Deuxième semaine du méga-procès aux assises du Brabant: un juge d'instruction éclairant
Bouhouche et Beijer face au vol d'armes chez Juan Mendez
En justice, comme en morale, il faut laisser aux événements un temps de la décantation. Le mot «décanté» se trouvait dans le tout début de la première déposition du conseiller Luc Hennart, juge d'instruction qui a mené la barque de cette enquête sur les agissements criminels imputés à Madani Bouhouche, Robert Beijer et deux servants. En cette deuxième semaine du procès, on n'en n'est encore qu'à l'examen du vol d'armes commis chez l'infortuné Juan Mendez quelques mois avant son assassinat.
- Quand j'ai repris le dossier, dit M. Hennart, les prédécesseurs avaient fait un travail considérable, mais la situation n'était pas décantée.
Une déposition de haute tenue d'un magistrat qui ne rougit pas d'avoir oublié une date sans signification, mais qui a retenu l'essentiel.
M. Hennart explique avec minutie le parcours d'un certain nombre d'armes volées dans la villa de Mendez à Overijse, le 15 mai 1985. Trois filières, dont l'une rase les murs d'un garage qui appartenait au dossier de l'affaire Haemers. Ce sont les enquêteurs du dossiers Haemers qui signaleront la présence, dans la fameuse cache du box Apollon, d'une arme volée chez Mendez. La promiscuité des dossiers s'arrête là.
Pour M. Hennart, Beijer a fait le pont entre Bouhouche et un certain Lenders qui écoulait ces armes. Parce que dans l'esprit des enquêteurs et de l'accusation, c'est bien Madani Bouhouche qui est le voleur des armes.
On sait la riposte de Bouhouche: les armes volées chez Mendez et qui sont passées par ses mains font partie d'un lot que Mendez aurait ajouté à la liste des biens volés pour gonfler la facture des assurances. L'audience de ce lundi a permis d'y voir beaucoup plus clair, grâce à une conduite très intelligente de l'instruction. En effet, il n'est pas à exclure que tous aient dit vrai, mais dans une mesure relative.

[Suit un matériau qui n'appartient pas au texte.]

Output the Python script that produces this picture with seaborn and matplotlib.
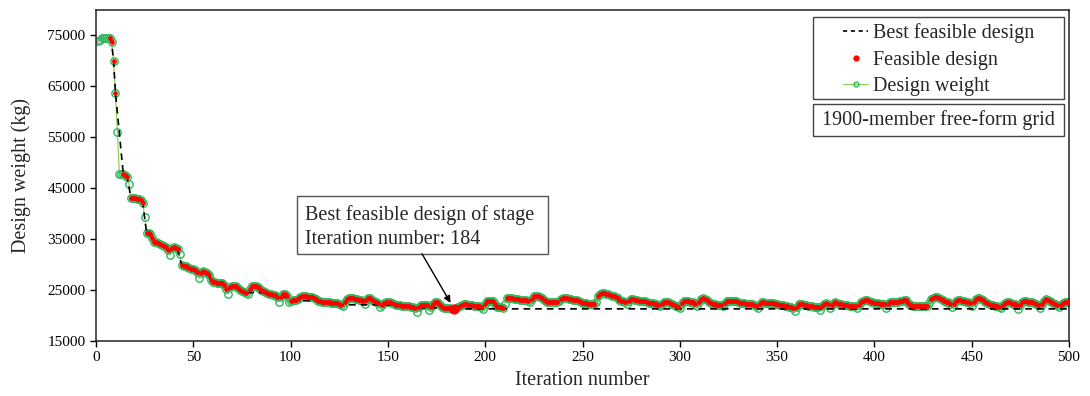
import numpy as np
import pandas as pd
import matplotlib
matplotlib.use("Agg")
import matplotlib.pyplot as plt
from matplotlib.lines import Line2D
from matplotlib.patches import Rectangle
import seaborn as sns

# Design weight (kg) recorded at iterations 1..500
weights = [
    73900, 74100, 74400, 74500, 74500, 74500, 74500, 73600, 70000, 63700,
    56000, 47800, 47800, 47800, 47500, 47100, 45700, 43000, 43000, 43000,
    42900, 42800, 42600, 42100, 39300, 36200, 36100, 35900, 35200, 34500,
    34400, 34300, 34000, 33800, 33700, 33500, 32800, 31900, 33300, 33400,
    33300, 33000, 32000, 29900, 29800, 29700, 29500, 29300, 29200, 29100,
    29000, 28600, 27300, 28300, 28700, 28600, 28300, 28000, 27000, 26600,
    26500, 26400, 26400, 26300, 26300, 26000, 25200, 24300, 25500, 25700,
    25800, 25800, 25400, 25000, 24900, 24700, 24500, 24300, 25200, 25700,
    25700, 25700, 25600, 25300, 25000, 24900, 24700, 24400, 24300, 24200,
    24100, 24000, 23600, 22700, 23700, 24200, 24200, 23800, 22700, 22900,
    23000, 23000, 23100, 23300, 23600, 23800, 23800, 23800, 23700, 23700,
    23700, 23500, 23200, 22900, 22800, 22700, 22700, 22600, 22600, 22600,
    22500, 22500, 22400, 22400, 22300, 22100, 21850, 22600, 23300, 23400,
    23400, 23500, 23300, 23200, 23100, 23000, 22800, 22200, 23000, 23400,
    23400, 23100, 22800, 22700, 22400, 21700, 22100, 22500, 22700, 22700,
    22700, 22500, 22300, 22100, 22050, 22000, 21900, 21850, 21850, 21800,
    21800, 21700, 21700, 21500, 20700, 21600, 22000, 22050, 22050, 22000,
    21000, 21700, 22300, 22600, 22600, 22400, 22000, 21600, 21500, 21500,
    21450, 21400, 21350, 21300, 21400, 21600, 21800, 22100, 22200, 22200,
    22100, 22000, 22000, 21950, 21900, 21900, 21800, 21700, 21200, 22300,
    22800, 22900, 22900, 22800, 22300, 21700, 21600, 21600, 21500, 22200,
    23400, 23500, 23500, 23400, 23300, 23200, 23200, 23100, 23000, 23000,
    23000, 22900, 22600, 23300, 23800, 23900, 23900, 23700, 23400, 23100,
    22900, 22700, 22700, 22700, 22600, 22600, 22600, 22900, 23300, 23500,
    23500, 23400, 23300, 23200, 23100, 23000, 23000, 22900, 22700, 22500,
    22400, 22400, 22300, 22300, 22250, 22200, 22700, 23800, 24300, 24350,
    24350, 24300, 24200, 24000, 23900, 23900, 23700, 23400, 23100, 22900,
    22900, 22600, 22250, 22900, 23200, 23200, 23100, 23000, 22900, 22900,
    22900, 22800, 22600, 22500, 22400, 22400, 22300, 22200, 22000, 21850,
    22300, 22600, 22600, 22600, 22400, 22200, 22000, 21800, 21600, 21400,
    22500, 22900, 22900, 22800, 22700, 22600, 22600, 22300, 21800, 22700,
    23300, 23400, 23300, 23000, 22700, 22400, 22250, 22200, 22100, 22050,
    22000, 21900, 22500, 22900, 22900, 22900, 22900, 22900, 22800, 22600,
    22500, 22400, 22400, 22300, 22300, 22250, 22250, 22100, 21800, 21400,
    22200, 22600, 22600, 22500, 22500, 22400, 22400, 22400, 22300, 22200,
    22100, 22050, 22000, 21900, 21800, 21700, 21700, 21500, 20900, 21700,
    22200, 22250, 22200, 22100, 22000, 21850, 21850, 21800, 21750, 21700,
    21600, 21000, 21800, 22300, 22400, 22200, 21400, 22000, 22500, 22600,
    22500, 22300, 22200, 22100, 22050, 22000, 21900, 21900, 21850, 21850,
    21400, 22000, 22600, 22900, 23000, 23000, 22900, 22700, 22600, 22500,
    22500, 22400, 22300, 22250, 22200, 21400, 22200, 22600, 22700, 22700,
    22700, 22700, 22800, 22900, 23000, 23000, 22700, 22300, 22000, 21850,
    21850, 21850, 21850, 21850, 21850, 21850, 21800, 22500, 23200, 23500,
    23550, 23550, 23500, 23300, 23000, 22800, 22600, 22600, 22200, 21700,
    22300, 22800, 23000, 23000, 22900, 22800, 22600, 22600, 22400, 21900,
    22600, 23200, 23400, 23400, 23300, 23000, 22700, 22400, 22300, 22100,
    22000, 21900, 21900, 21700, 21400, 22000, 22500, 22600, 22600, 22400,
    22300, 22250, 22000, 21300, 22100, 22700, 22900, 22900, 22700, 22600,
    22600, 22400, 22250, 22100, 21500, 22200, 22900, 23200, 23100, 22900,
    22600, 22400, 22300, 22000, 21700, 22100, 22500, 22700, 22700, 22600,
]

# Iterations whose design violated a constraint
infeasible_iters = [1, 2, 3, 4, 5, 6, 11, 12, 13, 17, 25, 38, 43, 53, 68, 78,
                    94, 99, 127, 138, 146, 165, 171, 199, 210, 223, 238, 257,
                    273, 290, 300, 309, 322, 340, 359, 372, 377, 391, 406, 428,
                    440, 450, 465, 474, 485, 495]

x_ticks = list(range(0, 501, 50))
y_ticks = list(range(15000, 75001, 10000))

df = pd.DataFrame({"iteration": np.arange(1, len(weights) + 1), "weight": weights})
df["feasible"] = ~df["iteration"].isin(infeasible_iters)
feas = df[df["feasible"]].copy()
feas["best"] = feas["weight"].cummin()
best_row = feas.loc[feas["weight"].idxmin()]
best_iter, best_weight = int(best_row["iteration"]), best_row["weight"]

sns.set_style("ticks")
plt.rcParams["font.family"] = ["Liberation Serif", "DejaVu Serif"]

W, H = 1090, 396
fig = plt.figure(figsize=(W / 100, H / 100), dpi=100)
ax_l, ax_r, ax_t, ax_b = 96, 1069, 9.5, 341
ax = fig.add_axes([ax_l / W, 1 - ax_b / H, (ax_r - ax_l) / W, (ax_b - ax_t) / H])


def axfrac(px, py):
    """Pixel position on the figure -> axes fraction."""
    return (px - ax_l) / (ax_r - ax_l), (ax_b - py) / (ax_b - ax_t)


green_line = "#92D050"
green_mark = "#2EB85C"
txt_size = 14.5

sns.lineplot(data=df, x="iteration", y="weight", ax=ax, color=green_line,
             lw=0.9, marker="o", markersize=5.3, markerfacecolor="none",
             markeredgecolor=green_mark, markeredgewidth=1.0, zorder=2)
sns.lineplot(data=feas, x="iteration", y="best", ax=ax, color="black",
             lw=1.2, linestyle=(0, (4, 3)), zorder=3)
ax.plot([feas["iteration"].iloc[-1], 500], [feas["best"].iloc[-1]] * 2,
        color="black", lw=1.2, linestyle=(0, (4, 3)), zorder=3)
sns.scatterplot(data=feas, x="iteration", y="weight", ax=ax, color="#FF0000",
                s=12, linewidth=0, zorder=4)
ax.scatter([best_iter], [best_weight], s=55, color="#FF0000", linewidths=0, zorder=5)

ax.set_xlim(0, 500)
ax.set_ylim(15000, 80000)
ax.set_xticks(x_ticks)
ax.set_yticks(y_ticks)
ax.tick_params(direction="out", length=4, width=1, labelsize=11, colors="black")
for s in ax.spines.values():
    s.set_visible(True)
    s.set_color("#222222")
    s.set_linewidth(1.1)
ax.set_xlabel("Iteration number", fontsize=txt_size, labelpad=5)
ax.set_ylabel("Design weight (kg)", fontsize=txt_size, labelpad=12)

# Annotation box and arrow for the best feasible design
ax.add_patch(Rectangle((103.3, 32100), 129, 11400, facecolor="white",
                       edgecolor="#555555", lw=1.0, zorder=6))
ax.text(107.5, 37300, f"Best feasible design of stage\nIteration number: {best_iter}",
        fontsize=txt_size, va="center", ha="left", linespacing=1.38, zorder=7)
ax.annotate("", xy=(best_iter, best_weight), xytext=(167.5, 32100),
            arrowprops=dict(arrowstyle="-|>", color="black", lw=1.0,
                            shrinkA=0, shrinkB=5, mutation_scale=10), zorder=6)

# Legend with its own frame
x0, y0 = axfrac(813, 99)
x1, y1 = axfrac(1064, 17)
ax.add_patch(Rectangle((x0, y0), x1 - x0, y1 - y0, transform=ax.transAxes,
                       facecolor="white", edgecolor="#444444", lw=1.0, zorder=6))
handles = [
    Line2D([], [], color="black", lw=1.2, linestyle=(0, (2.5, 2.2))),
    Line2D([], [], color="#FF0000", marker="o", markersize=3.5, linestyle="none"),
    Line2D([], [], color=green_line, lw=0.9, marker="o", markersize=3.5,
           markerfacecolor="none", markeredgecolor=green_mark),
]
labels = ["Best feasible design", "Feasible design", "Design weight"]
leg = ax.legend(handles, labels, loc="upper left", bbox_to_anchor=axfrac(843, 23.5),
                borderaxespad=0, borderpad=0, frameon=False, fontsize=txt_size,
                handlelength=1.25, handletextpad=0.25, labelspacing=0.36)
leg.set_zorder(7)

bx0, by0 = axfrac(813, 136)
bx1, by1 = axfrac(1064, 104)
ax.add_patch(Rectangle((bx0, by0), bx1 - bx0, by1 - by0, transform=ax.transAxes,
                       facecolor="white", edgecolor="#444444", lw=1.0, zorder=6))
ax.text(*axfrac(938.5, 120), "1900-member free-form grid", transform=ax.transAxes,
        fontsize=txt_size, ha="center", va="center", zorder=7)

fig.savefig("out.png", dpi=100)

Oui, Mendez a gonflé la liste des objets volés par l'adjonction, par exemple, de bijoux dont Mme Mendez elle même a reconnu, dans ses déclarations à l'officier de PJ Jean-Pierre Doraene, que c'était un vol-bidon. Mais Madani Bouhouche, familier des Mendez, n'a-t-il pas à son tour profité de cette escroquerie avouée pour ajouter sur la liste quelques armes... qui avaient, elles, été réellement volées le 15 mai 1985? C'est, bien entendu, à l'avocat général d'en apporter la preuve.
Audience excellente par l'éclairage qu'elle a fourni sur l'ensemble du dossier. Tous ces faits se passent en une période assez pénible pour la justice, les gendarmes de la BSR et les officiers de la police judiciaire se regardant comme chiens de faïence. Anciens gendarmes eux-mêmes, et connaissant parfaitement les faiblesses du système, Bouhouche et Beijer ont tous les deux habillement exploité ces divergences, allant donner une information aux uns, puis aux autres, selon les nécessités de leur défense. Et dès l'examen de ce premier dossier de vol, qui est comme une répétition générale pour les gros dossiers de meurtre ou d'assassinat, ces faiblesses insignes dans l'organisation de nos polices se trouvent exploitées avec l'art consommé de deux joueurs d'échecs.
Il y a toujours une part de vérité dans ce qui se dit ici à l'audience. Mais de là à lier le vol des armes chez Mendez à la recherche d'un sombre dossier sur un trafic d'armes entre la FN et l'Amérique du Sud ou le Zaïre, il y a un raccourci que la défense ne pourra pas se contenter d'effleurer. Et pour l'instant, l'avantage reste dans le camp de l'accusation.
Tant l'inspecteur Doraene que le juge Hennart ont fait impression par leurs répliques précises aux flèches décochées par la défense. Mardi, on attend l'adjudant Goffinon. Le patron de l'enquête chez les gendarmes. Un point-clé dans ce procès.